The word “Big Data”, is almost self-explanatory and easily can be inferred it is related to a huge amount of data. But, it usually applies when we are talking in IT industry and more specifically in web technologies. The most famous users of “big data” technologies, can be guessed easily. That’s right: The search engines like Google and Bing. It is good to know that almost there are just this 2 search engines and other famous websites which have search engine (like yahoo.com or msn.com or etc), just use one of these two search engines. In this article, I want to talk about commercial technologies which used in “Big Data” industry.

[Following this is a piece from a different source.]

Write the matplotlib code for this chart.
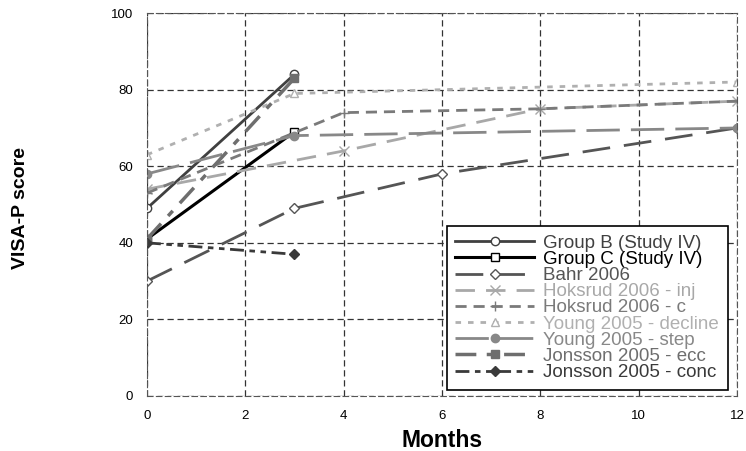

One of most famous technologies is “Hadoop”. Hadoop is a large environment or echosystem which includes lots of sub-systems or sub-environment like: Apache Hive, Apache Pig, Impala, Apache Mahout, Zookeeper, Apache HBase and etc.
In big data, the data will store in distributed data storage units and it is not like usual SQL based databases which data stores in one place. The Hadoop use “MapReduce programming model” to handle accessing to data and fetching data from database. Hadoop is written in Java and like other java applications, is cross-platform software environment which runs in any operating system.
Hadoop came out of the projects designed in GOOGLE Company for data processing in 2006, but after a while was widely used in many other big companies worldwide. Hadoop has apache license and it is good to know, most of modern technologies in software and IT industry, are licensed by “Apache Software Foundation” or “MIT”.
We can name other technologies in Big Data as: Apache Cassandra, NoSql databases like MongoDB, RapidMiner, Elasticsearch, Apache Kafka, Apache Spark, Splunk, RainStor, Hunk, Presto and etc. But Hadoop is widely use and it is accessible in cloud provider servers like AWS, Azure, Cloudera and etc and in couple of minutes, you can buy and implement Hadoop in one of those cloud servers.